Lipps was a multi-faceted weapon who could score in a multitude of ways—including on special teams where he was an accomplished punt returner.

Lipps stat-line—358 receptions for 6018 yards—pales in comparison to Miller’s statistics (at least in receptions, anyway—Miller’s 592 receptions were slightly less efficient, as they led to 6,569 yards), but I think Lipps had a greater impact on the NFL during his prime years than Miller ever did.

No knock against Miller. I’m just being a fan. Same with Roethlisberger. Same with you.

A number of years ago, I wrote that Rod Woodson should have his No. 26 retired as a way to honor him as well as those great 1990s squads that came close several times but could never get over the hump and win a title.

Completely independent of those awesome Steelers teams, Woodson was an all-time great as a cornerback—we’re talking 75th Anniversary All-time Team and First ballot HOF great—and people were like, “Get out of here with that mess!”

Don’t forget, Le’Veon Bell, he of the 2,000 yards from scrimmage, was the No. 26 at the moment, a player fans actually embraced in those days.

So which Steelers players should have their numbers retired?
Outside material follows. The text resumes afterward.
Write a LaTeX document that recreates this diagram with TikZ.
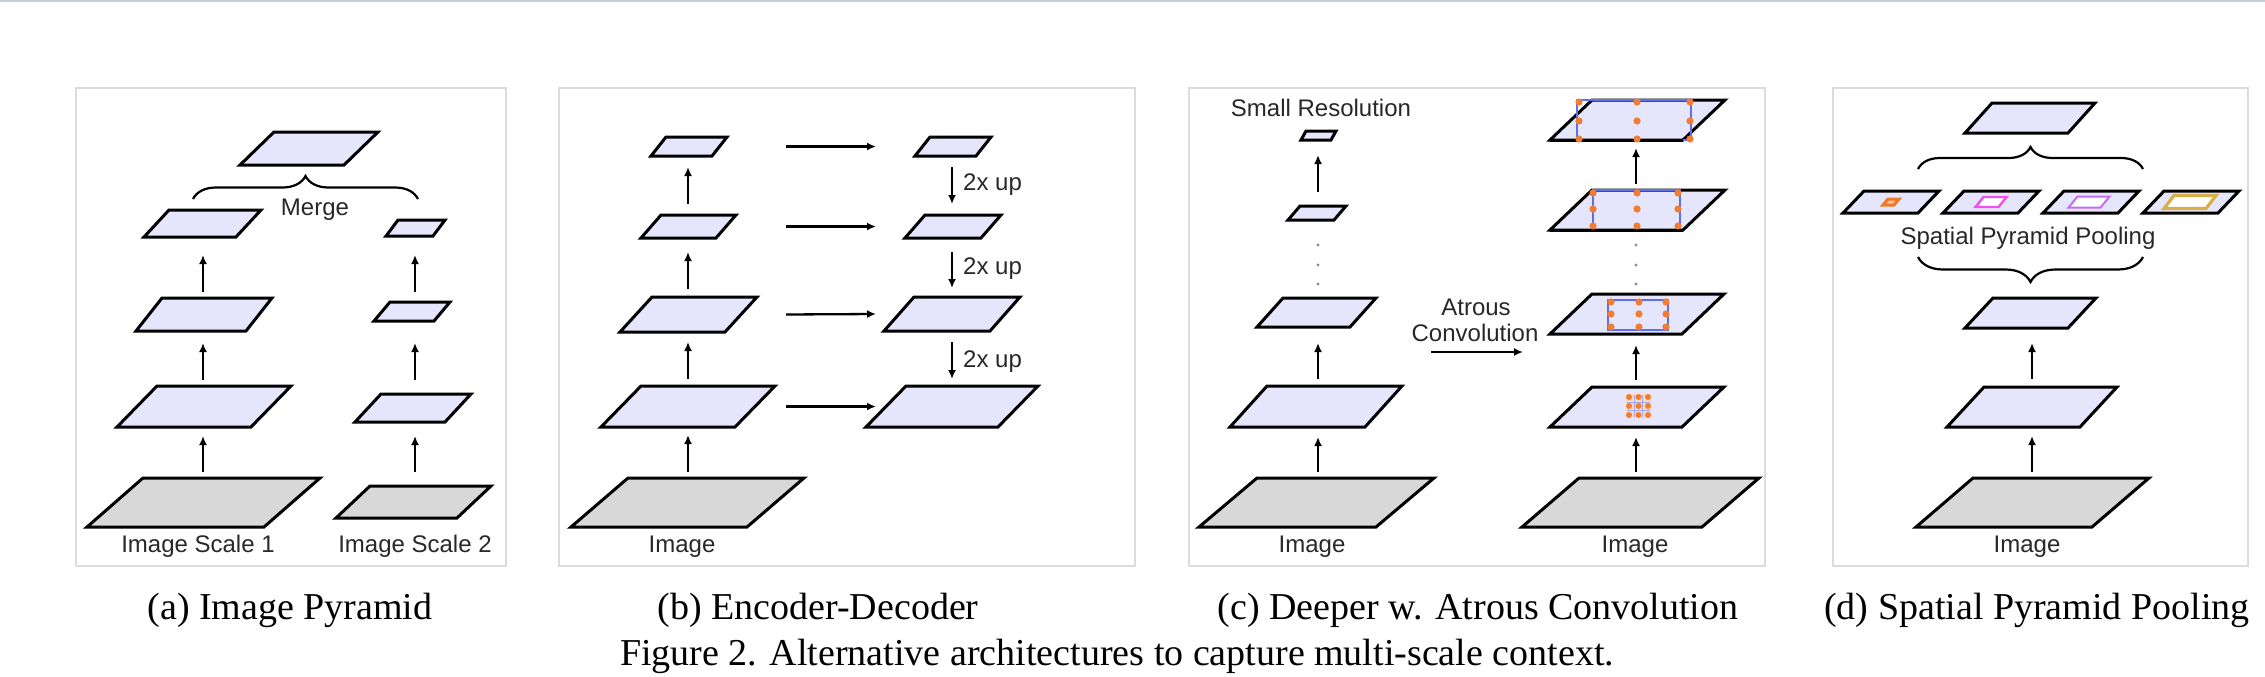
\documentclass[tikz,border=0pt]{standalone}
\usepackage{fontspec}
\setmainfont{Liberation Serif}
\newfontfamily\lblfont{Liberation Sans}
\usetikzlibrary{arrows.meta,decorations.pathreplacing}
\definecolor{planefill}{RGB}{229,229,252}
\definecolor{grayfill}{RGB}{216,216,216}
\definecolor{framegray}{RGB}{220,220,220}
\definecolor{dotorange}{RGB}{240,125,50}
\definecolor{rectblue}{RGB}{95,110,235}
\definecolor{topline}{RGB}{200,205,218}
\definecolor{insetorange}{RGB}{238,120,40}
\definecolor{insetmagenta}{RGB}{240,80,240}
\definecolor{insetviolet}{RGB}{195,110,240}
\definecolor{insetgold}{RGB}{215,175,75}
\definecolor{lbl}{RGB}{40,40,40}
% plane: name, blx, bly, w, h, skew, fill
\newcommand\myplane[7]{%
  \draw[planeline,fill=#7] (#2,#3) -- ++(#4,0) -- ++(#6,-#5) -- ++(-#4,0) -- cycle;
  \coordinate (#1-b) at ({#2+#4/2},#3);
  \coordinate (#1-t) at ({#2+#6+#4/2},{#3-#5});
  \coordinate (#1-m) at ({#2+#4/2+#6/2},{#3-#5/2});
}
% up arrow: axis, lower, upper, tail gap, tip gap
\newcommand\uparr[5]{\draw[arr,shorten <=#4pt,shorten >=#5pt] (#1 |- #2-t) -- (#1 |- #3-b);}
\newcommand\downarr[5]{\draw[arr,shorten <=#4pt,shorten >=#5pt] (#1 |- #2-b) -- (#1 |- #3-t);}
\newcommand\orgdot[2]{\fill[dotorange] (#1,#2) circle (3.6);}
% inset parallelogram: cx, cy, w, h, skew, style
\newcommand\myinset[6]{\draw[#6] ({#1-#3/2-#5/2},{#2+#4/2}) -- ++(#3,0) -- ++(#5,-#4) -- ++(-#3,0) -- cycle;}
\begin{document}
\begin{tikzpicture}[x=1pt,y=-1pt,
  planeline/.style={line width=3pt,line join=miter,draw=black},
  arr/.style={line width=2.3pt,-{Latex[length=9pt,width=8pt]}},
  framebox/.style={draw=framegray,line width=2.5pt},
  lab/.style={font=\lblfont\fontsize{24}{28}\selectfont,text=lbl,anchor=base,inner sep=0pt},
  captxt/.style={font=\fontsize{38}{44}\selectfont,anchor=base,inner sep=0pt},
  brc/.style={decorate,line width=2.2pt,decoration={brace,amplitude=#1,aspect=0.5}},
  gdot/.style={fill=black!45}]
\useasboundingbox (0,0) rectangle (2265,677);
\fill[white] (0,0) rectangle (2265,677);
\draw[topline,line width=3pt] (0,1) -- (2265,1);
% frames
\draw[framebox] (76,88) rectangle (506,566);
\draw[framebox] (559,88) rectangle (1135,566);
\draw[framebox] (1189,88) rectangle (1765,566);
\draw[framebox] (1833,88) rectangle (2248,566);

% ================= Panel (a)
\myplane{aM}{240}{165}{104}{33}{34}{planefill}
\myplane{aL1}{144}{237}{92}{27}{25}{planefill}
\myplane{aL2}{136}{331}{110}{33}{26}{planefill}
\myplane{aL3}{117}{427}{134}{41}{40}{planefill}
\myplane{aG1}{87}{527}{177}{49}{56}{grayfill}
\myplane{aR1}{386}{236}{47}{16}{12}{planefill}
\myplane{aR2}{374}{321}{60}{19}{16}{planefill}
\myplane{aR3}{355}{422}{90}{28}{26}{planefill}
\myplane{aG2}{336}{518}{121}{32}{34}{grayfill}
\coordinate (axA1) at (203,0);
\coordinate (axA2) at (415,0);
\uparr{axA1}{aL2}{aL1}{6}{18}
\uparr{axA1}{aL3}{aL2}{6}{12}
\uparr{axA1}{aG1}{aL3}{6}{9}
\uparr{axA2}{aR2}{aR1}{10}{19}
\uparr{axA2}{aR3}{aR2}{14}{22}
\uparr{axA2}{aG2}{aR3}{14}{14}
\coordinate (braceAl) at (193,199);
\coordinate (braceAr) at (418,199);
\draw[brc=23] (braceAl) -- (braceAr);
\node[lab] (merge) at (315,215) {Merge};
\node[lab] (isc1) at (198,552) {Image Scale 1};
\node[lab] (isc2) at (415,552) {Image Scale 2};

% ================= Panel (b)
\myplane{bL1}{651}{156}{61}{19}{15}{planefill}
\myplane{bL2}{641}{238}{75}{23}{20}{planefill}
\myplane{bL3}{620}{332}{105}{35}{32}{planefill}
\myplane{bL4}{601}{427}{134}{41}{40}{planefill}
\myplane{bG}{571}{527}{176}{49}{57}{grayfill}
\myplane{bR1}{915}{156}{61}{19}{15}{planefill}
\myplane{bR2}{905}{238}{76}{23}{20}{planefill}
\myplane{bR3}{884}{331}{106}{34}{30}{planefill}
\myplane{bR4}{866}{427}{132}{41}{40}{planefill}
\coordinate (axB1) at (688,0);
\coordinate (axB2) at (952,0);
\coordinate (hxB1) at (786,0);
\coordinate (hxB2) at (876,0);
\uparr{axB1}{bL2}{bL1}{11}{11}
\uparr{axB1}{bL3}{bL2}{8}{14}
\uparr{axB1}{bL4}{bL3}{7}{10}
\uparr{axB1}{bG}{bL4}{6}{8}
\downarr{axB2}{bR1}{bR2}{11}{11}
\downarr{axB2}{bR2}{bR3}{14}{9}
\downarr{axB2}{bR3}{bR4}{11}{7}
\draw[arr] (hxB1 |- bL1-m) -- (hxB2 |- bR1-m);
\draw[arr] (hxB1 |- bL2-m) -- (hxB2 |- bR2-m);
\draw[arr] (hxB1 |- bL3-m) -- (hxB2 |- bR3-m);
\draw[arr] (hxB1 |- bL4-m) -- (hxB2 |- bR4-m);
\node[lab,anchor=base west] (up1) at (963,190) {2x up};
\node[lab,anchor=base west] (up2) at (963,274) {2x up};
\node[lab,anchor=base west] (up3) at (963,367) {2x up};
\node[lab] (imgb) at (682,552) {Image};

% ================= Panel (c)
\myplane{cL1}{1301}{140}{30}{9}{5}{planefill}
\myplane{cL2}{1288}{220}{46}{14}{12}{planefill}
\myplane{cL3}{1257}{327}{93}{29}{26}{planefill}
\myplane{cL4}{1230}{427}{135}{41}{37}{planefill}
\myplane{cG1}{1199}{527}{177}{49}{58}{grayfill}
\coordinate (axC1) at (1318,0);
\coordinate (axC2) at (1636,0);
\uparr{axC1}{cL2}{cL1}{14}{15}
\uparr{axC1}{cL4}{cL3}{7}{16}
\uparr{axC1}{cG1}{cL4}{6}{10}
\foreach \yy in {245,265,284} {\fill[gdot] (1318,\yy) circle (1.6); \fill[gdot] (1636,\yy) circle (1.6);}
\node[lab] (smallres) at (1321,116) {Small Resolution};

\myplane{cR1}{1550}{140}{133}{40}{42}{planefill}
\myplane{cR2}{1550}{230}{133}{40}{42}{planefill}
\myplane{cR3}{1550}{334}{132}{40}{42}{planefill}
\myplane{cR4}{1550}{427}{132}{40}{42}{planefill}
\myplane{cG2}{1522}{527}{180}{49}{57}{grayfill}
% atrous patterns
\draw[rectblue,line width=1.8pt] (1577,100) rectangle (1691,140);
\draw[black,line width=3pt] (1550,140) -- (1683,140);
\foreach \xx in {1579,1637,1690} \foreach \yy in {102,121,139} {\orgdot{\xx}{\yy}}
\draw[rectblue,line width=1.8pt] (1593,190) rectangle (1680,230);
\draw[black,line width=3pt] (1550,230) -- (1683,230);
\foreach \xx in {1593,1637,1678} \foreach \yy in {193,209,226} {\orgdot{\xx}{\yy}}
\draw[rectblue,line width=1.8pt] (1608,300) rectangle (1668,330);
\foreach \xx in {1611,1639,1666} \foreach \yy in {302,314,327} {\orgdot{\xx}{\yy}}
\fill[dotorange!30!white] (1626,394) rectangle (1651,418);
\foreach \xx in {1634.3,1642.7} {\draw[rectblue!60!white,line width=1pt] (\xx,395) -- (\xx,417);}
\foreach \yy in {402,410} {\draw[rectblue!60!white,line width=1pt] (1627,\yy) -- (1650,\yy);}
\foreach \xx in {1629,1638.5,1648} \foreach \yy in {397,406,415} {\fill[dotorange] (\xx,\yy) circle (3);}
\uparr{axC2}{cR2}{cR1}{6}{8}
\uparr{axC2}{cR4}{cR3}{7}{11}
\uparr{axC2}{cG2}{cR4}{6}{10}
\coordinate (atrS) at (1431,352);
\coordinate (atrE) at (1523,352);
\draw[arr] (atrS) -- (atrE);
\node[lab] (atr1) at (1476,315) {Atrous};
\node[lab] (atr2) at (1475,341) {Convolution};
\node[lab] (imgc1) at (1312,552) {Image};
\node[lab] (imgc2) at (1635,552) {Image};

% ================= Panel (d)
\myplane{dTop}{1965}{133}{103}{30}{27}{planefill}
\coordinate (braceDul) at (1918,169);
\coordinate (braceDur) at (2143,169);
\draw[brc=22] (braceDul) -- (braceDur);
\myplane{dS1}{1843}{213}{75}{22}{21}{planefill}
\myplane{dS2}{1943}{213}{75}{22}{21}{planefill}
\myplane{dS3}{2043}{213}{75}{22}{21}{planefill}
\myplane{dS4}{2143}{213}{75}{22}{21}{planefill}
\myinset{1891}{202}{11}{6}{5}{insetorange,line width=3pt,fill=insetorange!45!white}
\myinset{1991}{202}{23}{10}{8}{insetmagenta,line width=2.4pt,fill=white}
\myinset{2089}{202}{32}{11}{9}{insetviolet,line width=2pt,fill=white}
\myinset{2190}{202}{42}{13}{10}{insetgold,line width=3.2pt,fill=white}
\node[lab] (spp) at (2028,244) {Spatial Pyramid Pooling};
\coordinate (braceDll) at (1918,257);
\coordinate (braceDlr) at (2143,257);
\draw[brc=25] (braceDlr) -- (braceDll);
\myplane{dP2}{1965}{328}{103}{30}{28}{planefill}
\myplane{dP3}{1947}{427}{133}{40}{37}{planefill}
\myplane{dG}{1916}{527}{176}{49}{57}{grayfill}
\coordinate (axD) at (2032,0);
\uparr{axD}{dP3}{dP2}{8}{15}
\uparr{axD}{dG}{dP3}{6}{9}
\node[lab] (imgd) at (2027,552) {Image};

% ================= Captions
\node[captxt] (capa) at (290,619) {(a) Image Pyramid};
\node[captxt] (capb) at (818,619) {(b) Encoder-Decoder};
\node[captxt] (capc) at (1478,619) {(c) Deeper w. Atrous Convolution};
\node[captxt] (capd) at (2037,619) {(d) Spatial Pyramid Pooling};
\node[captxt] (fig) at (1117,665) {Figure 2. Alternative architectures to capture multi-scale context.};
\end{tikzpicture}
\end{document}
At the moment, just two: Mean Joe Greene (No. 75) and Ernie Stautner (No. 70). Obviously, there are plenty of numbers that have been unofficially retired (you know them—no need for a list). Should Miller’s be one of them?

If you’re going to do that, you should tell David DeCastro to give up Alan Faneca’s No. 66.

While you’re at it, stop handing out No. 82 and No. 88 to any Tom, Dick or Harry that thinks he can catch a football.

Numbers, they mean something. But do they mean as much as the memories? Heath Miller gave us plenty of those, but let’s not go overboard with the reverence.

He was no Louis Lipps....says the 12-year old in me.